Fred sat back and looked at his son, seeing the effort it took the young man to lock eyes with his father, and say something his heart was not really into. Jack had moved out the day of his eighteenth birthday, and other than an occasional night on the sofa, had kept his own home separate from his parents’ all these years.

“I’m all right, son. Really I am. My mind played a trick on me, that’s all.”

“Pop, you forgot Mom died.”

The genuine concern in his son’s face kept Fred from snapping back what had popped into his head. Instead, he thought it over, re-worded it.

“Well, Jack. If I ever forget she lived, I’ll go right to the nursing home peacefully.”

“Nobody’s talking about a nursing home. You can live with us, be around your grandkids. That’s all.”

“Thanks, but no thanks.”

“At least let’s get rid of Mom’s stuff.” Jack held his father’s eyes.

“Soon,” was all Fred could get out, before looking away.

The central air conditioning compressor was just outside the kitchen window, and the noise as it kicked in made them both sit up.

“That old unit keeps getting louder,” Fred said.

“There’s a sale on air conditioners at Home Depot. You could use one of those Energy Misers.” Jack relaxed at the change in topic, chugged hot tea like it was beer, grimaced as it burned his mouth.

Fred grinned. He appreciated his son, the way the big, soft-spoken young man shifted gears, drove them safely out of the mire.

“That’s a damn good idea.”

“I’ll take you over there tomorrow, if you want.”

“Bring Amy and the kids. I’ll buy her some plants for her garden.”

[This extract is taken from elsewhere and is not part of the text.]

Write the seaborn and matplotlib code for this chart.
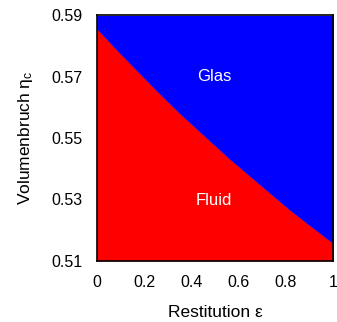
import matplotlib
matplotlib.use("Agg")
import matplotlib.pyplot as plt
import seaborn as sns
import pandas as pd

# Glass transition line: critical packing fraction vs. coefficient of restitution
restitution = [0.0, 0.10, 0.25, 0.35, 0.56, 0.82, 1.0]
eta_c = [0.5858, 0.5776, 0.5658, 0.5582, 0.5434, 0.5264, 0.5157]

x_ticks = [0, 0.2, 0.4, 0.6, 0.8, 1]
x_tick_labels = ["0", "0.2", "0.4", "0.6", "0.8", "1"]
y_ticks = [0.51, 0.53, 0.55, 0.57, 0.59]
y_tick_labels = ["0.51", "0.53", "0.55", "0.57", "0.59"]

sns.set_theme(style="white")
plt.rcParams["font.family"] = ["Liberation Sans", "DejaVu Sans"]
plt.rcParams["mathtext.fontset"] = "custom"
plt.rcParams["mathtext.rm"] = "Liberation Sans"
plt.rcParams["mathtext.it"] = "Liberation Sans"

df = pd.DataFrame({"eps": restitution, "eta": eta_c})

fig = plt.figure(figsize=(3.37, 3.22), dpi=100)
ax = fig.add_axes([0.287, 0.190, 0.702, 0.762])

y_lo, y_hi = 0.51, 0.59
ax.fill_between(df["eps"], y_lo, df["eta"], color="#ff0000", linewidth=0)
ax.fill_between(df["eps"], df["eta"], y_hi, color="#0000ff", linewidth=0)
sns.lineplot(data=df, x="eps", y="eta", ax=ax, color="#0000ff", linewidth=0.5)

ax.text(0.497, 0.570, "Glas", color="white", fontsize=12, ha="center", va="center")
ax.text(0.497, 0.5298, "Fluid", color="white", fontsize=12, ha="center", va="center")

ax.set_xlim(0, 1)
ax.set_ylim(y_lo, y_hi)
ax.set_xticks(x_ticks)
ax.set_xticklabels(x_tick_labels)
ax.set_yticks(y_ticks)
ax.set_yticklabels(y_tick_labels)
ax.tick_params(axis="both", length=0, labelsize=11.5, colors="black")
ax.tick_params(axis="x", pad=10)
ax.tick_params(axis="y", pad=10)

ax.set_xlabel("Restitution ε", fontsize=12.5, color="black", labelpad=11)
ax.set_ylabel(r"Volumenbruch $\mathrm{\eta}_\mathrm{c}$", fontsize=12.5, color="black", labelpad=12)

for s in ax.spines.values():
    s.set_visible(True)
    s.set_color("black")
    s.set_linewidth(1.2)

fig.savefig("out.png", dpi=100)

The men smiled at one another, relieved to have found man-talk together, machines and how-to and home appliances so much more comfortable than nursing homes and forgotten mothers. They went on talking for a while in this vein, whether to replace the air handler as well as the compressor, how many BTU’s for the square footage of the house, rewiring the circuit box. Jack knew a surprising amount about air conditioning.

His son asked again, got reassurance. His father was okay. Jack dreaded the other conversation even more than he did, Fred saw.

He’d gotten off light. If Amy had come, they’d still be talking or he’d be on his way to the emergency room. Anna had never had the nerve to talk to him the way his daughter-in-law did. That drew the two women together, made them a formidable team. Amy would be especially upset by what Fred had done. Not the forgetting; she knew grief could cause denial. But not telling her, telling Jack instead. Fred needed to make amends tomorrow, first thing.

When Jack left, Fred went into his bedroom and took off his shoes. He was sleepy, but before getting undressed for bed he made a point of finding a pencil and a Post-It. Leaning over the night table, he wrote: GUN BEHIND SAW IN GARAGE

He folded the paper and put it in his wallet with his money and other reminders, little notes to himself, then set the wallet and his watch in the nightstand drawer. He picked up the little gold picture frame with the photograph of his wife. This was the way he remembered her, a lovely lady just twenty-one years old, standing posed in a new red velvet dress before an enormous Christmas tree. When he closed his eyes, he still saw her, a shining star, there to guide his heart.